15/11/2020
Day 236: Where would you want to be?
From the anthology on Himalayas, I read some of the essays again – ‘A Mountain Retreat’ by Viki Mackenzie and ‘The Nature of the Highlands’ on Tibet by Lama Anagarika Govinda. The quests in life and inner journeys of people seem to be the same in their character in every age. The materiality may differ.
The following excerpt from Lama Anagarika’s essay is insightful and well articulated –
When every detail of our life is planned and regulated, and every fraction of time determined beforehand, then the last trace of our boundless being, in which the freedom of our soul exists, will be suffocated. This freedom does not consist in being able ‘to do what we want’, it is neither arbitrariness nor waywardness, nor the thirst for adventures, but the capacity to accept the unexpected, the unthought-of situations of life, good as well as bad, with an open mind; it is the capacity to adapt oneself to the infinite variety of conditions without losing confidence in the deeper connections between the inner and the outer world. It is the spontaneous certainty of being neither bound by space nor by time, the ability to experience the fulness of both without clinging to any of their aspects, without trying to take possession of them by the way of arbitrary fragmentation.
It is in the exploration of frontiers that one begins to understand the true nature of capacities and imagination.
Tenzin Palmo spent 12 years in a mountain cave above Lahaul, which she turned into her ‘retreat’. She lived there alone, with minimal contact with people and devoid of the general comforts that those decades afforded. Her austere life was very comfortable for her.
“There was nowhere else I wanted to be, nothing else I wanted be doing”, she shares with Viki Mackenzie. On her years in the retreat, she shares the following –
Sometimes I would stand at the edge of my patio and look out across the mountains and think, “If you could be any place in the whole world, where would you want to be?” And there was nowhere else. Being in the cave was completely satisfying. I had all the conditions I needed to practise. It was a unique opportunity and I was very, very grateful.

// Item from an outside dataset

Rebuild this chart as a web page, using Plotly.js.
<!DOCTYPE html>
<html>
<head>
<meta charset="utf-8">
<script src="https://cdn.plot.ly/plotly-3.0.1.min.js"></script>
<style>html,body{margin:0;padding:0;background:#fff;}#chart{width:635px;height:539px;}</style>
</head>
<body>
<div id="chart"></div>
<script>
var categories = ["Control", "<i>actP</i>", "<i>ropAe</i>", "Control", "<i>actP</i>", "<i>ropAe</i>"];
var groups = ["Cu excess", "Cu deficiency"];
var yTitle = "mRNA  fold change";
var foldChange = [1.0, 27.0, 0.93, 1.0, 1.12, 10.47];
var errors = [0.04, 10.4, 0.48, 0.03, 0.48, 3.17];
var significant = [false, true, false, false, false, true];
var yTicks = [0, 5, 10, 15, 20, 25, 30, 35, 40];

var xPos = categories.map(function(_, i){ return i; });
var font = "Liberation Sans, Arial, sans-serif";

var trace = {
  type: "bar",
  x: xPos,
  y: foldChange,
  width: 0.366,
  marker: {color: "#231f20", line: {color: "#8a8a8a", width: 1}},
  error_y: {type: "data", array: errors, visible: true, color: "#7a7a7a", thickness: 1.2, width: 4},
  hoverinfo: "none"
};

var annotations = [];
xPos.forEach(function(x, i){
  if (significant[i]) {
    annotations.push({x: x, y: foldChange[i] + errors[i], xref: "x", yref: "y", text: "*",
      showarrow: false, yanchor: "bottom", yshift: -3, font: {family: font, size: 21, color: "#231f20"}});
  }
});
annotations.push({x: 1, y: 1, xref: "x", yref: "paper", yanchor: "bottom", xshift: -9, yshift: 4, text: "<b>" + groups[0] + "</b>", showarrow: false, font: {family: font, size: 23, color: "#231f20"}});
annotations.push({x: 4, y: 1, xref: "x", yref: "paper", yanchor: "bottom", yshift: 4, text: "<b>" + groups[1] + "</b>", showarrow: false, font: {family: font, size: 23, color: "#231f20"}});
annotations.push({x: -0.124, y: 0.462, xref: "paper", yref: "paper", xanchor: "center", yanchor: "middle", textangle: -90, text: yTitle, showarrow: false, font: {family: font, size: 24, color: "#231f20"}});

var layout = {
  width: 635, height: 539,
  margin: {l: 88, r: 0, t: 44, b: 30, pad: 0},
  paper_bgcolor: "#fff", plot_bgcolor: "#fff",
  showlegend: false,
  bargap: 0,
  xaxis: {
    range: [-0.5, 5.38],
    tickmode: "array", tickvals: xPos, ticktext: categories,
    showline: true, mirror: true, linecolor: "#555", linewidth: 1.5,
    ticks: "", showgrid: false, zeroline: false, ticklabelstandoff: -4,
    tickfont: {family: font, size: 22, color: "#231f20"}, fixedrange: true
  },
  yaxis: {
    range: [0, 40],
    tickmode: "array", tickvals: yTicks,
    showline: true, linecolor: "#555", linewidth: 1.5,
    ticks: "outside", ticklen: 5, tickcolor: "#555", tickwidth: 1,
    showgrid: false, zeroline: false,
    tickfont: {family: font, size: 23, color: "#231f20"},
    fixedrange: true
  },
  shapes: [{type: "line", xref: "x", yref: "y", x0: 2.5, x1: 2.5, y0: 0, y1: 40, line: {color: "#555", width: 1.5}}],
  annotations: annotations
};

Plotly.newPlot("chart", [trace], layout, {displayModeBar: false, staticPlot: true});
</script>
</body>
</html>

At various points in life, the question – where would you want to be comes up in one form or the other. We either acknowledge it and have our answers or we keep skirting it. These times of multi-location work, faster travel and availability of supporting infrastructure has enabled many of us to step around this question for as long as we like.
A disruption in this circulation, a prolonged one at that, has answered the question for people. The discord now is about the places that people find themselves in. The pandemic has made it difficult to change a lot of these situations. Our inner peace will be found when we have our answers to where would we want to be!
These two excerpts are so beautiful and profound. Thanks for sharing!